We set up that evening waiting for them to come out of the valley to feed, but I eventually got impatient and went up after them, risking looking over the top of the small valley not knowing how close or far they might be. It paid off. The three rams, two large and one small, were across the valley from me and a hint below my position, which made determining full curl a bit stressful for this rookie. We had seen them on day two through the spotter and I was fairly certain they were both legal, but it wasn’t a mistake I wanted to make. I finally got a decent angle where I saw the left tip on the non-broomed ram come way up, and decided to take the shot. The ram had been as close as 280 yards, but was now at 320 and working slowly away. It’s further than I like to shoot, but the wind was light, I had been watching them almost a half hour, had plenty of time to set up a solid rest, and had practiced out to 450 before the hunt.

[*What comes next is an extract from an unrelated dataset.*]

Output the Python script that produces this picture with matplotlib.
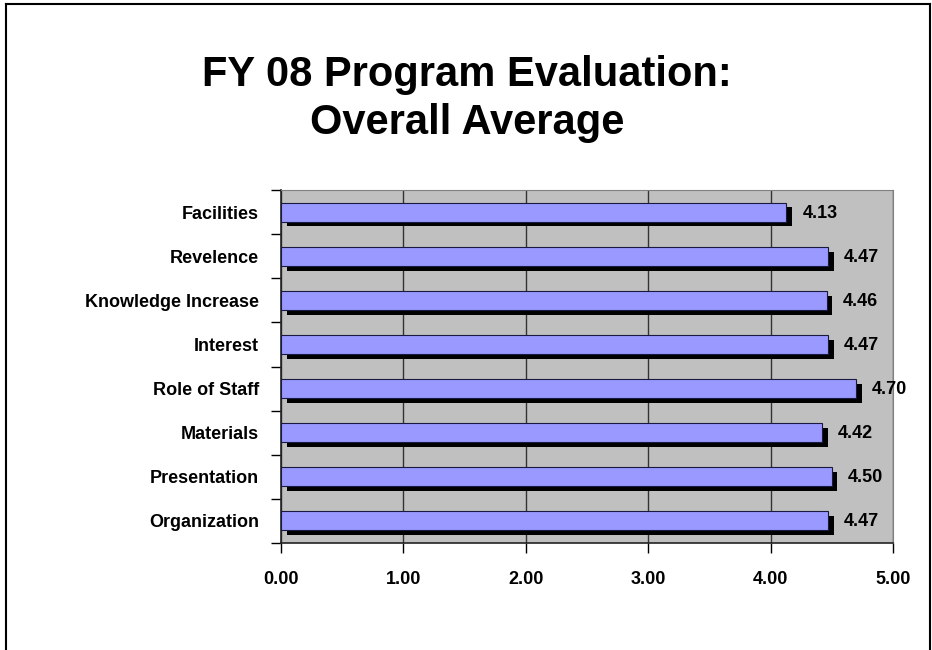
import matplotlib
matplotlib.use('Agg')
import matplotlib.pyplot as plt
import matplotlib.patheffects as pe
from matplotlib.lines import Line2D

categories = ['Organization', 'Presentation', 'Materials', 'Role of Staff',
              'Interest', 'Knowledge Increase', 'Revelence', 'Facilities']
scores = [4.47, 4.50, 4.42, 4.70, 4.47, 4.46, 4.47, 4.13]
x_ticks = [0, 1, 2, 3, 4, 5]
title_lines = ['FY 08 Program Evaluation:', 'Overall Average']

plt.rcParams['font.family'] = ['Liberation Sans', 'DejaVu Sans']

fig = plt.figure(figsize=(9.32, 6.5), dpi=100)
ax = fig.add_axes([0.3015, 0.1646, 0.6566, 0.5431])
ax.set_facecolor('#C0C0C0')

# outer chart border (bottom runs off the picture)
for xs, ys in [([0.0065, 0.0065], [0.0, 0.994]),
               ([0.0065, 0.998], [0.994, 0.994]),
               ([0.998, 0.998], [0.994, 0.0])]:
    fig.add_artist(Line2D(xs, ys, transform=fig.transFigure, color='black', lw=1.5))

ypos = range(len(categories))
bars = ax.barh(ypos, scores, height=0.43, color='#9999FF', edgecolor='#1a1a40',
               linewidth=0.8, zorder=3)
for b in bars:
    b.set_path_effects([pe.SimplePatchShadow(offset=(4, -3.5), shadow_rgbFace='black', alpha=1.0),
                        pe.Normal()])
    ax.text(b.get_width() + 0.13, b.get_y() + b.get_height() / 2 - 0.125, f'{b.get_width():.2f}',
            va='baseline', ha='left', fontsize=13, fontweight='bold', zorder=4)

ax.set_xlim(0, 5)
ax.set_ylim(-0.5, len(categories) - 0.5)
ax.set_xticks(x_ticks)
ax.set_xticklabels([f'{v:.2f}' for v in x_ticks], fontsize=13, fontweight='bold')
ax.set_yticks([i - 0.5 for i in range(len(categories) + 1)])
ax.set_yticklabels([])
ax.set_yticks(list(ypos), minor=True)
ax.set_yticklabels(categories, minor=True, fontsize=13, fontweight='bold')
ax.tick_params(axis='y', which='minor', length=0, pad=16)
ax.tick_params(axis='y', which='major', length=7, width=1, direction='out')
ax.tick_params(axis='x', length=7, width=1, direction='out', pad=13)
ax.xaxis.grid(True, color='#333333', lw=1)
ax.set_axisbelow(True)
for s in ['top', 'right']:
    ax.spines[s].set_color('#808080')
for s in ['left', 'bottom']:
    ax.spines[s].set_color('#222222')
    ax.spines[s].set_linewidth(1.2)

for line, yb in zip(title_lines, [1 - 86 / 650, 1 - 134 / 650]):
    fig.text(0.501, yb, line, ha='center', va='baseline', fontsize=30, fontweight='bold')

fig.savefig('out.png', dpi=100)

I took the shot at 324 yards, taking out the top of the heart and breaking the opposite shoulder. He went less than 20 yards before going down and taking a slight tumble before stopping. The other two rams seemed unconcerned, so I backed out of where I was until I could signal my dad who had stayed down to guard the bottom as initially planned.
When I signaled him to come up to where I was, probably 600 steep, rocky, feet above him, he pointed at his gun to ask “should I bring this with?” Yeah Dad, bring the gun, definitely bring the gun. He made his way up the rocky slope, and we peaked around an edge a bit below where I had shot from. The broomed ram had bedded down directly across from us. We took another good look to make sure he was legal, and Dad set up for the shot. The distance was 290 yards, and on the shot the rams head just dropped. He never moved, other than a short non-damaging roll down the mountain. Just like that we had 2 sheep down less than 100 yards apart.
It took a while to get down to our gear and by the time we made our way over to the sheep it was after 9:00 pm. We realized we had a long night in front of us, but neither of us cared one bit. Upon walking up to them I knew both of the sheep were pretty nice, but again, being rookies, neither of us knew just how nice. It took us all night to get the sheep off the mountain and out to the main valley, and the day turned out beautiful, warm and sunny. It couldn’t have been more perfect. We packed everything to the runway and waited a couple days for our pickup. It was when the pilot picked up that he mentioned they were exceptional sheep, and we started to come to the realization that the Lord had blessed us with something special.
My Dad’s sheep is 40 1/8” on the side that is not fully broomed, and even on that side it is probably missing 3” of horn. My sheep measured out at 41 3/8” x 38 3/8” with both bases going 14 1/8”. I’m not even going to act like we passed up smaller rams-we were happily going to take the first legal rams that gave us an opportunity. We hiked between 50-60 miles, and those 12 sheep, the 4 rams and 8 lambs and ewes, were the only ones we saw. It was a great hunt, one we will both remember forever and most likely never duplicate, although I am sure we will try.
Here is my Dad with his ram. It was aged at 11 years. The smile on his face says it all.
Here I am with my ram, aged at 10 years. It's funny now that I was wondering if he was legal. I sure am glad I didn't let him walk away.
Both of us with our sheep on the mountain.
Here we are back at camp feeling pretty good about ourselves. It was a great trip.